Pittsburgh chapter charters
Bishop David Zubik had a big role in reforming Legatus’ Pittsburgh Chapter . . .
On a date not deliberately chosen but regarded as providential by the participants, 47 Legates were invested as charter members of the recently re-formed Pittsburgh Chapter on Sept. 8, the Nativity of the Blessed Virgin Mary. Like Mary, they also answered “Fiat!” to this call of God.
“What a thrill it is to be in the company of all of you who heed so fully the call to take the Good News of the Gospel to the workplace,” Pittsburgh Bishop David Zubik said in his homily at the chartering Mass.
“What better model have we than that teenage girl who, in the midst of minding her own business, was given a new business by the Father to be the mother of the Savior?” he said. “If she could by her ‘Yes’ bring Christ into the world, imagine what will happen when we allow Christ to come to the world once again through our own hearts.”
Before the induction ceremony, chapter chaplain Fr. Joseph M. Mele related to his boss the worthiness of the members. It wasn’t a hard sell for the bishop, who not only served as chaplain of the Pittsburgh chapter’s first incarnation 20 years ago, but actively supported its return. He celebrated a special Mass in the cathedral last October for prospective members, who afterward listened to the Legatus story at an open house.
“Today these Catholic business leaders are searching for a way to give back to this beautiful city and diocese what they have been blessed to receive,” said Fr. Mele.
At the dinner afterward, Legatus founder and chairman Thomas S. Monaghan praised members for their commitment to renewing Legatus’ mission in western Pennsylvania.
“I can remember the meeting just after we got Legatus started. They were starting two chapters simultaneously: one in Michigan and one in Pittsburgh. The one in Pittsburgh didn’t last as long as the one in Michigan did,” he said, attributing its foundering to growing pains, exacerbated by the sudden death of the chapter’s president, its prime mover.
“But as I say, love is better the second time around,” he said to hearty laughter. “The purpose of Legatus is to get together some of the most proven leaders in the Church — a rare group of people who know how to get things done: CEOs. And when you get a lot of people together with so much in common, a certain magic happens.”

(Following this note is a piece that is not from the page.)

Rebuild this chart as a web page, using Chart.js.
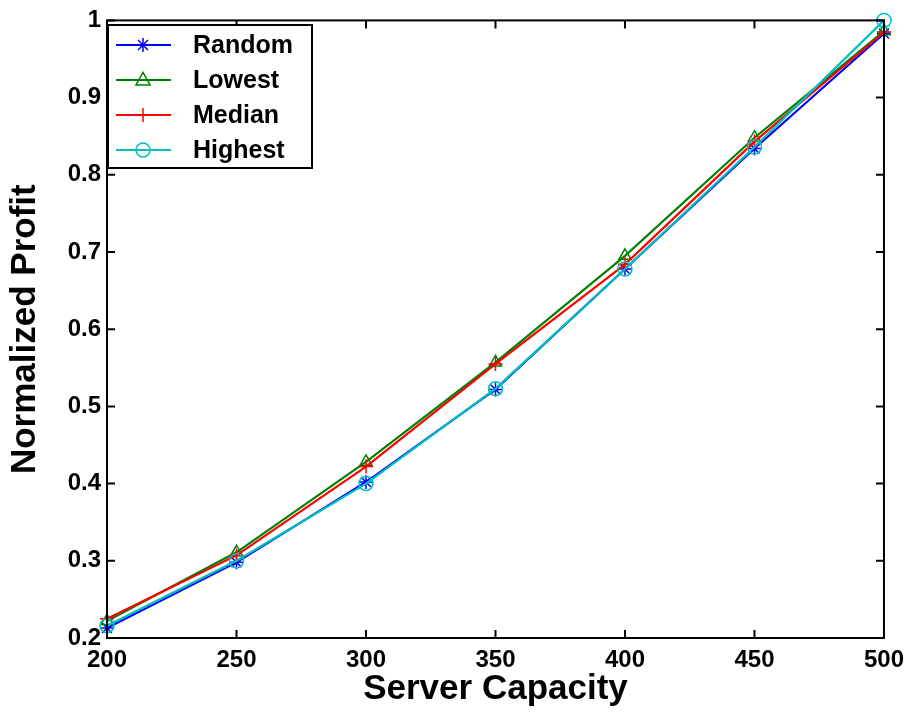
<!DOCTYPE html>
<html>
<head>
<meta charset="utf-8">
<script src="https://cdn.jsdelivr.net/npm/chart.js@4"></script>
<style>
  html, body { margin: 0; padding: 0; background: #fff; }
  #wrap { width: 912px; height: 712px; }
</style>
</head>
<body>
<div id="wrap"><canvas id="profitChart" width="912" height="712"></canvas></div>
<script>
// Données
const capacity = [200, 250, 300, 350, 400, 450, 500];
const randomProfit = [0.213, 0.298, 0.402, 0.522, 0.678, 0.834, 0.983];
const lowestProfit = [0.222, 0.311, 0.428, 0.557, 0.695, 0.848, 0.986];
const medianProfit = [0.225, 0.307, 0.422, 0.555, 0.684, 0.843, 0.985];
const highestProfit = [0.216, 0.300, 0.400, 0.523, 0.678, 0.836, 1.0];
const xTicks = [200, 250, 300, 350, 400, 450, 500];
const yTicks = [0.2, 0.3, 0.4, 0.5, 0.6, 0.7, 0.8, 0.9, 1];

const series = [
  { label: 'Random', data: randomProfit, color: '#0000ff', style: 'star', order: 3 },
  { label: 'Lowest', data: lowestProfit, color: '#008000', style: 'triangle', order: 2 },
  { label: 'Median', data: medianProfit, color: '#ff0000', style: 'cross', order: 1 },
  { label: 'Highest', data: highestProfit, color: '#00bfbf', style: 'circle', order: 0 }
];

const FONT = '"Liberation Sans", Arial, sans-serif';

function drawMarker(ctx, style, x, y, r) {
  ctx.beginPath();
  if (style === 'circle') {
    ctx.arc(x, y, r, 0, Math.PI * 2);
  } else if (style === 'triangle') {
    ctx.moveTo(x, y - r * 1.1);
    ctx.lineTo(x + r, y + r * 0.7);
    ctx.lineTo(x - r, y + r * 0.7);
    ctx.closePath();
  } else if (style === 'cross') {
    ctx.moveTo(x - r, y); ctx.lineTo(x + r, y);
    ctx.moveTo(x, y - r); ctx.lineTo(x, y + r);
  } else if (style === 'star') {
    ctx.moveTo(x - r, y); ctx.lineTo(x + r, y);
    ctx.moveTo(x, y - r); ctx.lineTo(x, y + r);
    const d = r * 0.707;
    ctx.moveTo(x - d, y - d); ctx.lineTo(x + d, y + d);
    ctx.moveTo(x - d, y + d); ctx.lineTo(x + d, y - d);
  }
  ctx.stroke();
}

// Cadre, graduations intérieures et légende
const framePlugin = {
  id: 'frame',
  afterDatasetsDraw(chart) {
    const { ctx, chartArea: a, scales: { x, y } } = chart;
    ctx.save();
    ctx.strokeStyle = '#000';
    ctx.lineWidth = 2;
    ctx.strokeRect(a.left, a.top, a.right - a.left, a.bottom - a.top);
    const tl = 8;
    ctx.beginPath();
    xTicks.forEach(v => {
      const px = x.getPixelForValue(v);
      ctx.moveTo(px, a.bottom); ctx.lineTo(px, a.bottom - tl);
      ctx.moveTo(px, a.top); ctx.lineTo(px, a.top + tl);
    });
    yTicks.forEach(v => {
      const py = y.getPixelForValue(v);
      ctx.moveTo(a.left, py); ctx.lineTo(a.left + tl, py);
      ctx.moveTo(a.right, py); ctx.lineTo(a.right - tl, py);
    });
    ctx.stroke();

    // légende
    const lx = a.left + 1, ly = 25, lw = 204, lh = 143;
    ctx.fillStyle = '#fff';
    ctx.fillRect(lx, ly, lw, lh);
    ctx.strokeRect(lx, ly, lw, lh);
    ctx.font = 'bold 25px ' + FONT;
    ctx.textBaseline = 'middle';
    series.forEach((s, i) => {
      const cy = 45 + i * 35;
      ctx.strokeStyle = s.color;
      ctx.lineWidth = 2;
      ctx.beginPath();
      ctx.moveTo(116, cy); ctx.lineTo(171, cy);
      ctx.stroke();
      ctx.lineWidth = 1.5;
      drawMarker(ctx, s.style, 143, cy, 7);
      ctx.fillStyle = '#000';
      ctx.fillText(s.label, 193, cy + 1);
    });
    ctx.restore();
  }
};

const ctx = document.getElementById('profitChart').getContext('2d');
new Chart(ctx, {
  type: 'line',
  data: {
    datasets: series.map(s => ({
      label: s.label,
      data: s.data.map((v, i) => ({ x: capacity[i], y: v })),
      borderColor: s.color,
      borderWidth: 2.2,
      backgroundColor: 'transparent',
      pointStyle: s.style,
      pointRadius: 7,
      pointBorderWidth: 1.5,
      pointBorderColor: s.color,
      pointBackgroundColor: 'transparent',
      tension: 0,
      fill: false,
      clip: false,
      order: s.order
    }))
  },
  options: {
    responsive: false,
    animation: false,
    layout: { padding: { left: 0, top: 17, right: 27, bottom: 0 } },
    plugins: { legend: { display: false }, tooltip: { enabled: false } },
    scales: {
      x: {
        type: 'linear',
        min: 200,
        max: 500,
        afterBuildTicks: s => { s.ticks = xTicks.map(v => ({ value: v })); },
        afterFit: s => { s.height = 74; },
        grid: { display: false, drawTicks: false },
        border: { display: false },
        ticks: {
          padding: 8,
          color: '#000',
          font: { family: FONT, size: 24, weight: 'bold' },
          maxRotation: 0
        },
        title: {
          display: true,
          text: 'Server Capacity',
          color: '#000',
          font: { family: FONT, size: 35, weight: 'bold' },
          padding: { top: 0, bottom: 2 }
        }
      },
      y: {
        min: 0.2,
        max: 1,
        afterBuildTicks: s => { s.ticks = yTicks.map(v => ({ value: v })); },
        afterFit: s => { s.width = 107; },
        grid: { display: false, drawTicks: false },
        border: { display: false },
        ticks: {
          padding: 6,
          color: '#000',
          font: { family: FONT, size: 24, weight: 'bold' },
          callback: v => (v === 1 ? '1' : v.toFixed(1))
        },
        title: {
          display: true,
          text: 'Normalized Profit',
          color: '#000',
          font: { family: FONT, size: 35, weight: 'bold' },
          padding: { top: 4, bottom: 0 }
        }
      }
    }
  },
  plugins: [framePlugin]
});
</script>
</body>
</html>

That sense of magic and mission is shared by the charter members. Chapter president Richard DeClaudio said Legatus gives him and his wife Carole “a genuine opportunity to pray and worship with other Catholic business leaders, as well as hear from and learn about how to best live God’s will for our lives in all that we do.”
Membership chair Regina Stover agreed. “Being Legatus members allows my husband, Dennis, and me to meet and become friends with other business professionals and their spouses who share our faith mission and values,” she said. The Stovers said they are looking forward to mentoring younger members and recruiting new ones. They already have brought two on board and expect more to follow.
Indeed, hopeful expectation is a virtue in big supply at the new chapter.
“Already 10 of my friends have joined,” related Chris McMahon, chapter vice president. “I don’t know where we’ll evolve to, but over time we could easily get to over 100 couples.”
He said the spiritual support Legatus offers is a key selling point for prospective members. In particular, he noted the “extraordinary quality” of the chapter’s monthly speakers, which helps reconfirm him in the faith. He notes the talk given by Legate and former Swiss Guard Andreas Widmer.
“Here was a very successful entrepreneur, but nobody was interested so much in the money aspect of his story, but that of his service to the Holy Father,” McMahon explained. “I used to run my office on adrenaline and fear, so having that Christian perspective — that higher perspective — is really important to me.”
Matthew A. Rarey is Legatus Magazine’s editorial assistant.